Inclusive play designs include products and equipment which allow children of all abilities to get involved on the playground. Inclusive play equipment offers choice and challenge, enabling children to play, laugh and learn together.

Playground designers should be dedicated to inclusive play, and strive to make all playgrounds inclusive to all children, regardless of ability, age, and gender. Children with restricted movement should not be left out of any playground.

However, some are denied the opportunity to play because the design of the playground or the equipment on offer creates a barrier for them. Children who use a wheelchair, for example, may face accessibility issues, whereas autistic pupils might find busy spaces overbearing. A truly inclusive playground would ensure that all children could participate in outdoor play.

The first thing to consider when looking at playground accessibility is whether children can get into and move around the space with ease. For this, pathways need to be wide enough to accommodate wheelchairs, be smooth and have gentle inclines to raised areas.

Not only should pathways enable children to get in and move around with ease, they should also help children in wheelchairs and those who have difficulty walking get directly to any of the equipment. Ideally, when creating the playground, you should locate popular equipment near the playground entrance or close to any pathway.

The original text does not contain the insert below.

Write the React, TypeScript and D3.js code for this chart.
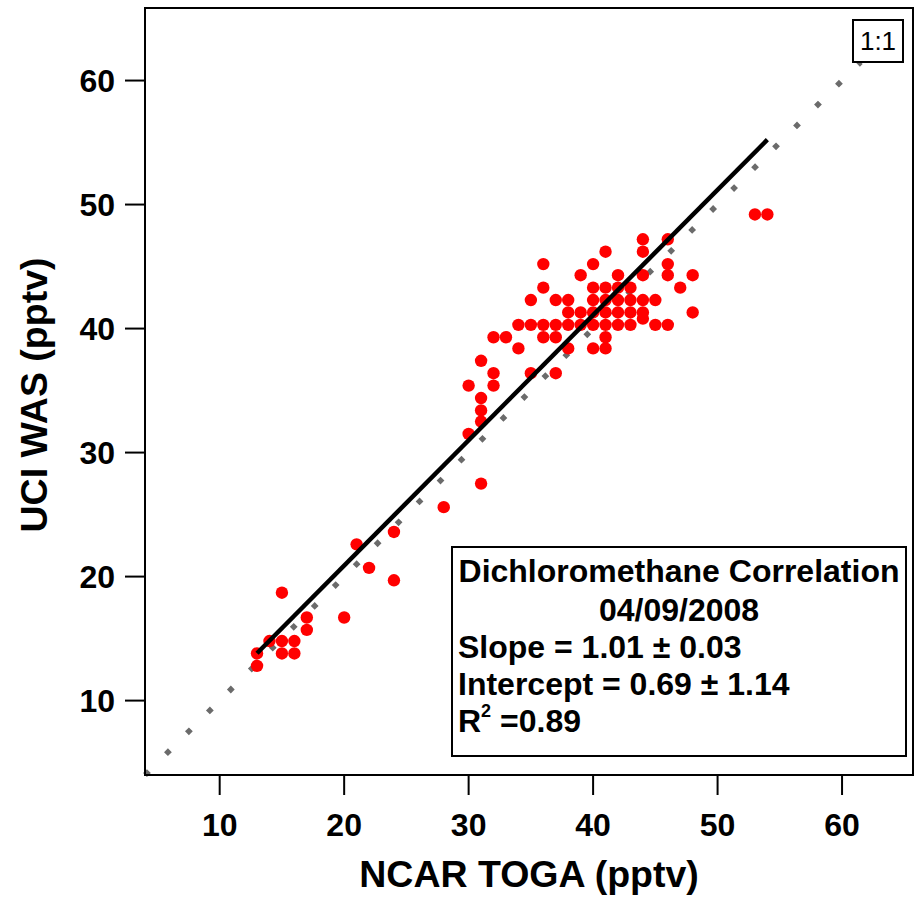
import React from "react";
import * as d3 from "d3";

const ncarToga: number[] = [
  53, 54,
  44, 46,
  41, 44,
  36, 40, 46,
  39, 42, 44, 46, 48,
  36, 40, 41, 42, 43, 47,
  35, 37, 38, 40, 41, 42, 43, 44, 45,
  38, 39, 40, 41, 42, 43, 44, 48,
  44,
  34, 35, 36, 37, 38, 39, 40, 41, 42, 43, 45, 46,
  32, 33, 36, 37, 41,
  34, 38, 40, 41,
  31,
  32, 35, 37,
  30, 32,
  31, 31, 31, 30,
  31, 28,
  24, 21, 22, 24, 15, 20, 17, 17,
  14, 15, 16,
  13, 15, 16,
  13,
];
const uciWas: number[] = [
  49.2, 49.2,
  47.2, 47.2,
  46.2, 46.2,
  45.2, 45.2, 45.2,
  44.3, 44.3, 44.3, 44.3, 44.3,
  43.3, 43.3, 43.3, 43.3, 43.3, 43.3,
  42.3, 42.3, 42.3, 42.3, 42.3, 42.3, 42.3, 42.3, 42.3,
  41.3, 41.3, 41.3, 41.3, 41.3, 41.3, 41.3, 41.3,
  40.8,
  40.3, 40.3, 40.3, 40.3, 40.3, 40.3, 40.3, 40.3, 40.3, 40.3, 40.3, 40.3,
  39.3, 39.3, 39.3, 39.3, 39.3,
  38.4, 38.4, 38.4, 38.4,
  37.4,
  36.4, 36.4, 36.4,
  35.4, 35.4,
  34.4, 33.4, 32.5, 31.5,
  27.5, 25.6,
  23.6, 22.6, 20.7, 19.7, 18.7, 16.7, 16.7, 15.7,
  14.8, 14.8, 14.8,
  13.8, 13.8, 13.8,
  12.8,
];

const xTicks = [10, 20, 30, 40, 50, 60];
const yTicks = [10, 20, 30, 40, 50, 60];
const fitSlope = 1.01;
const fitIntercept = 0.69;
const fitRange = [13, 54];
const oneToOneRange = [4, 61.5];
const legendLines = [
  "Dichloromethane Correlation",
  "04/09/2008",
  "Slope = 1.01 \u00b1 0.03",
  "Intercept = 0.69 \u00b1 1.14",
];
const r2Text = "=0.89";

const W = 915;
const H = 901;
const left = 145, right = 913, top = 8, bottom = 775;
const FONT = "'Liberation Sans', Arial, Helvetica, sans-serif";

export default function App() {
  const x = d3.scaleLinear().domain([4, 65.7]).range([left, right]);
  const y = d3.scaleLinear().domain([4, 65.85]).range([bottom, top]);
  const line = d3.line<number>().x((d) => x(d)).y((d) => y(d));
  const fitLine = d3
    .line<number>()
    .x((d) => x(d))
    .y((d) => y(fitSlope * d + fitIntercept));
  const pts = ncarToga.map((v, i) => [v, uciWas[i]]);

  return (
    <svg
      width={W}
      height={H}
      style={{ position: "absolute", left: 0, top: 0, background: "#fff" }}
      fontFamily={FONT}
    >
      <rect x={0} y={0} width={W} height={H} fill="#fff" />
      {/* 1:1 line */}
      <path
        d={line(oneToOneRange) || ""}
        stroke="#6b6b6b"
        strokeWidth={5.5}
        strokeDasharray="5.5 24.1"
        fill="none"
      />
      {/* points */}
      {pts.map((p, i) => (
        <circle key={i} cx={x(p[0])} cy={y(p[1])} r={6.2} fill="#ff0000" />
      ))}
      {/* fit line */}
      <path d={fitLine(fitRange) || ""} stroke="#000" strokeWidth={4.5} fill="none" />

      {/* frame */}
      <rect
        x={left}
        y={top}
        width={right - left}
        height={bottom - top}
        fill="none"
        stroke="#000"
        strokeWidth={2}
      />
      {/* x ticks */}
      {xTicks.map((t) => (
        <g key={"x" + t}>
          <line x1={x(t)} x2={x(t)} y1={bottom} y2={bottom + 20} stroke="#000" strokeWidth={2} />
          <text
            x={x(t)}
            y={836}
            textAnchor="middle"
            fontSize={32}
            fontWeight="bold"
          >
            {t}
          </text>
        </g>
      ))}
      {/* y ticks */}
      {yTicks.map((t) => (
        <g key={"y" + t}>
          <line x1={left - 20} x2={left} y1={y(t)} y2={y(t)} stroke="#000" strokeWidth={2} />
          <text
            x={115}
            y={y(t) + 11.5}
            textAnchor="end"
            fontSize={32}
            fontWeight="bold"
          >
            {t}
          </text>
        </g>
      ))}
      {/* axis titles */}
      <text x={529} y={887} textAnchor="middle" fontSize={37.5} fontWeight="bold">
        NCAR TOGA (pptv)
      </text>
      <text
        transform={`translate(47, 395) rotate(-90)`}
        textAnchor="middle"
        fontSize={37.5}
        fontWeight="bold"
      >
        UCI WAS (pptv)
      </text>

      {/* 1:1 label */}
      <rect x={853} y={20} width={50} height={42} fill="#fff" stroke="#000" strokeWidth={2} />
      <text x={878} y={50} textAnchor="middle" fontSize={26}>
        1:1
      </text>

      {/* legend */}
      <rect x={452} y={547} width={454} height={209} fill="#fff" stroke="#000" strokeWidth={2} />
      <text x={679} y={582} textAnchor="middle" fontSize={32} fontWeight="bold">
        {legendLines[0]}
      </text>
      <text x={679} y={621} textAnchor="middle" fontSize={32} fontWeight="bold">
        {legendLines[1]}
      </text>
      <text x={458} y={658} fontSize={32} fontWeight="bold">
        {legendLines[2]}
      </text>
      <text x={458} y={695} fontSize={32} fontWeight="bold">
        {legendLines[3]}
      </text>
      <text x={458} y={732} fontSize={32} fontWeight="bold">
        R
        <tspan fontSize={18} dy={-15}>2</tspan>
        <tspan dy={15}>{" " + r2Text}</tspan>
      </text>
    </svg>
  );
}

Another important consideration is playground surfacing. Some surfacing materials make it much easier for wheelchair users to move around on while others provide safer surfaces to fall on. Make sure you use the most appropriate surface for each area of your playground.

When designing playgrounds with inclusivity in mind there are six elements that need to be considered:

  • movement: helps children to be aware of their joints and muscles;
  • balance: contributes to physiological symmetry;
  • smell: contributes to the enjoyment by enhancing social activities;
  • touch: helps children learn the differences in texture, traction and pressure;
  • sound: helps cognitive progression by developing the ability to process;
  • sight: aids and develops the visual sense allowing children to get the most out of their surroundings.

If designers are using these elements to inform their design strategy, then they are able to optimise all of the space and budget, in order to give the best outcomes for the children and the communities in which we all live.